(Photo by Stu Forster/Getty Images)
By Paul Nixon
While the second Test couldn’t have gone much worse for England, and the team aren’t on the best of runs, I still think the players have the ability to get back on track in this series.
We won convincingly at Lord’s but remember that South Africa had a couple of wickets that were no balls and England could have easily been 80-5 at one stage then. That, of course, suggests that there are problems, but I think we need to give more credit to the visitors.
Their bowling attack is the best in the world, and that victory at Trent Bridge was without Kagiso Rabada remember! Keshav Maharaj bowled very well, and it was clever what he did. It’s something our spinners can learn from.
We are all right bowling spin when it turns, but we don’t do well when it doesn’t. We have to learn how to do that. Liam Dawson was attacked by Hashim Amla because he bowls middle stump line – great when it spins but you leave yourself vulnerable when it doesn’t.
These players are learning their skills in the County Championship, but they’re still learning at Test level, too. There’s no point making knee-jerk reactions about the Championship because that won’t help anything.
There’s a sense of naivety about why England keep doing what they do, but this tough period in which they’ve lost eight of their last 13 Tests will do them well in the longer run. You can only learn from those sticky patches.
The fields we set weren’t great. Amla never sweeps but we set him up for doing that. But you don’t need to change the field every ball in Test cricket, just like batting out a maiden isn’t illegal. You have to be prepared to sit in and have a bit of patience.
We didn’t even complete 100 overs of batting across the whole game and how we rolled over on that fourth day was disappointing. You need to have targets, in terms of time, when batting in a Test.
Ten dots after you’ve been out there for a few hours are irrelevant because the bad balls will come again.

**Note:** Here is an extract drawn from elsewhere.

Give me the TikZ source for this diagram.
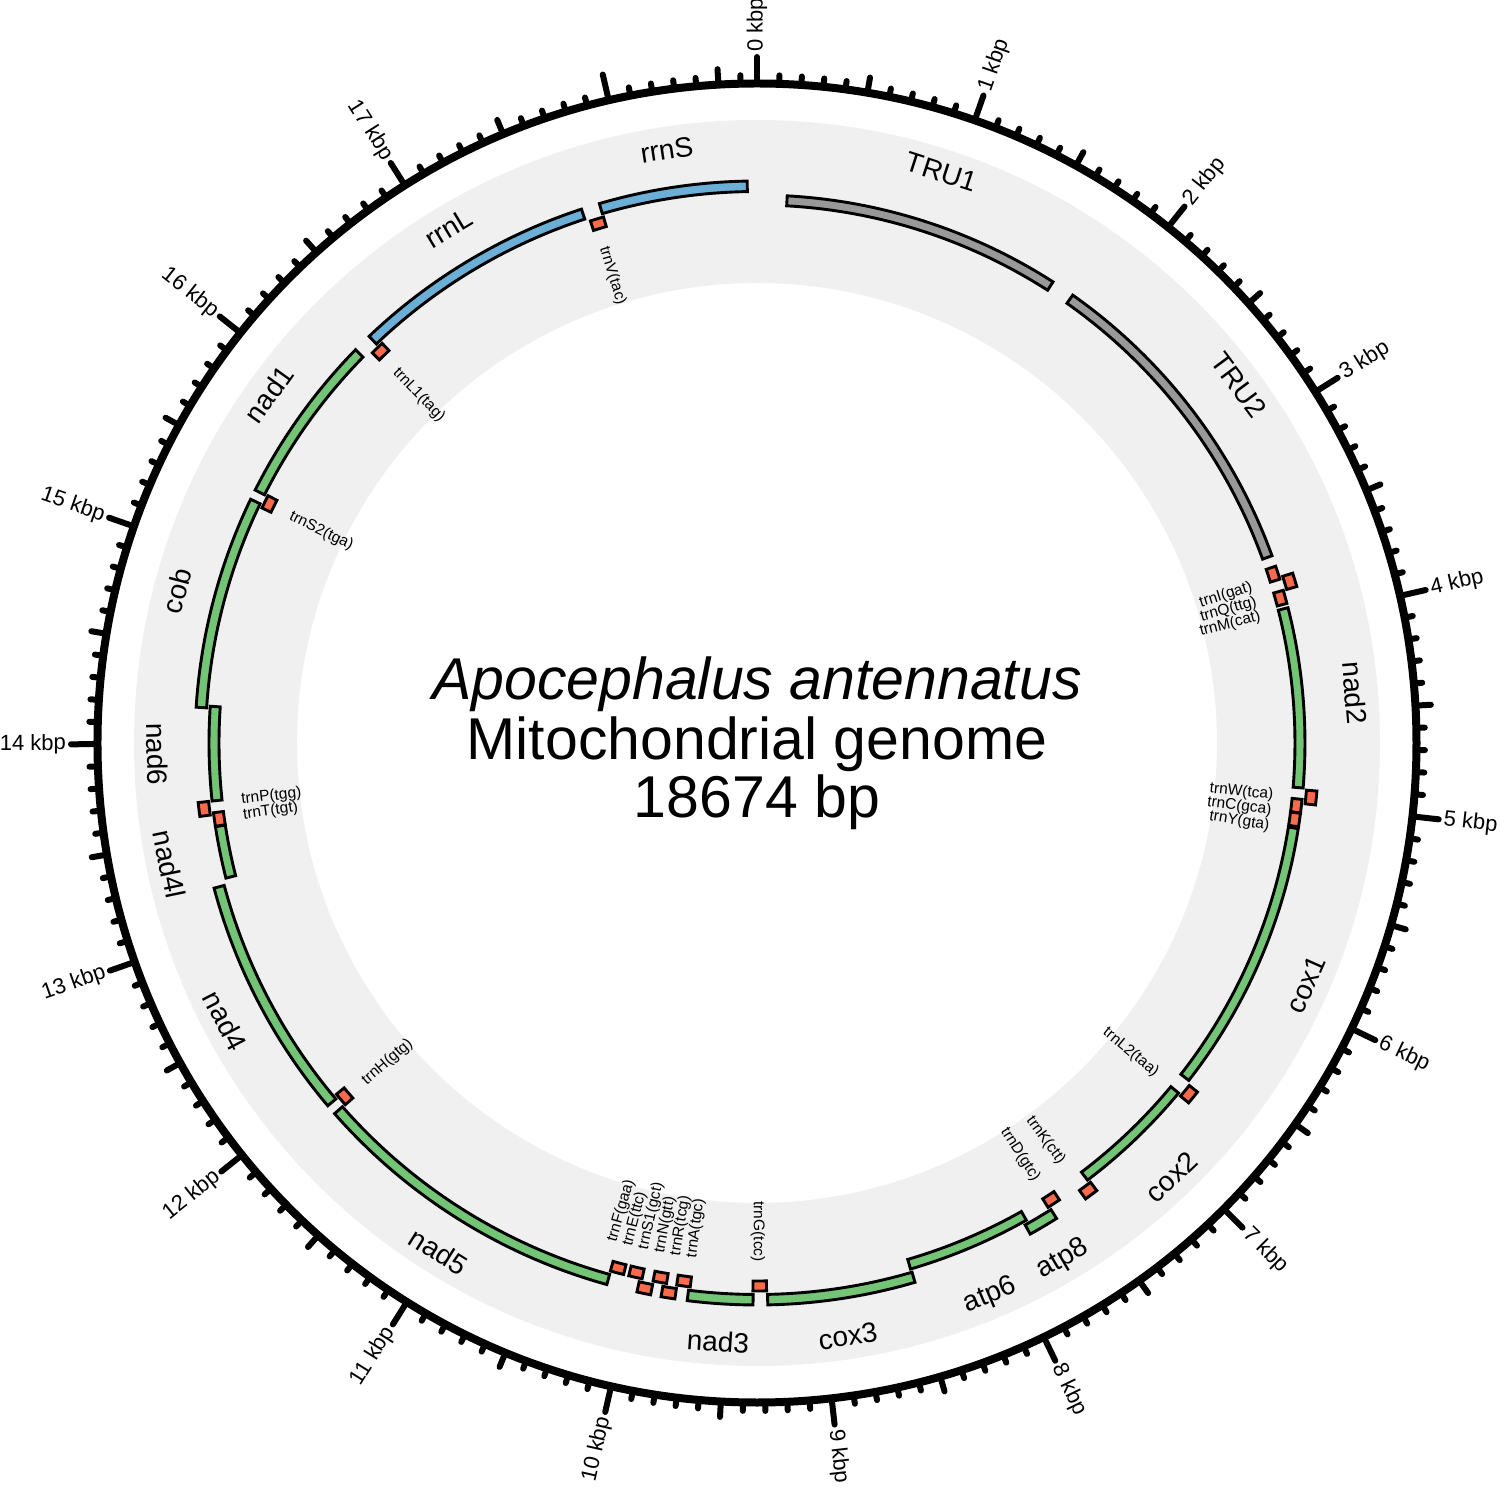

Just be patient. This aggression may stem from the ODI side but this is Test cricket. Guys need to get used to batting time and we must persist with some of these players.
Keaton Jennings has the ability to succeed so we should stick with him. The only change I would have made for the Oval would have been Mark Stoneman in for the injured Gary Ballance. He’s a good player of the short ball and a good driver. I’m sure he’ll get his chance soon but good luck to Tom Westley.
There’s plenty of criticism of Ballance but you have to respect the bowling. This South Africa attack would all get into any Test team. Vernon Philander has been outstanding and reminds me of Glenn McGrath in the way it’s almost impossible to score runs off him.
Some will mention South Africa are still without Dale Steyn, but I think it’s a long way back for him. And the Proteas’ attack doesn’t need him at the moment. This squad are working nicely. The balance throughout, with Faf du Plessis back, was spot on.
While there needs to be some patience with the England batting, you do still need to be positive, otherwise you get in a rut where you don’t even put the bad balls away. Your mind has to be free from negativity and doubt, but the biggest thing is players need to know when they have to soak up the pressure. Don’t go flashing the blade if the bowlers are moving it left and right.
The talent is there. South Africa bounced back from a thrashing and there’s no reason we can’t. It’s not about momentum, it’s about who performs best over those five days. Whatever has gone before is irrelevant.
*This article originally featured in TCP’s 21 July 2017 edition.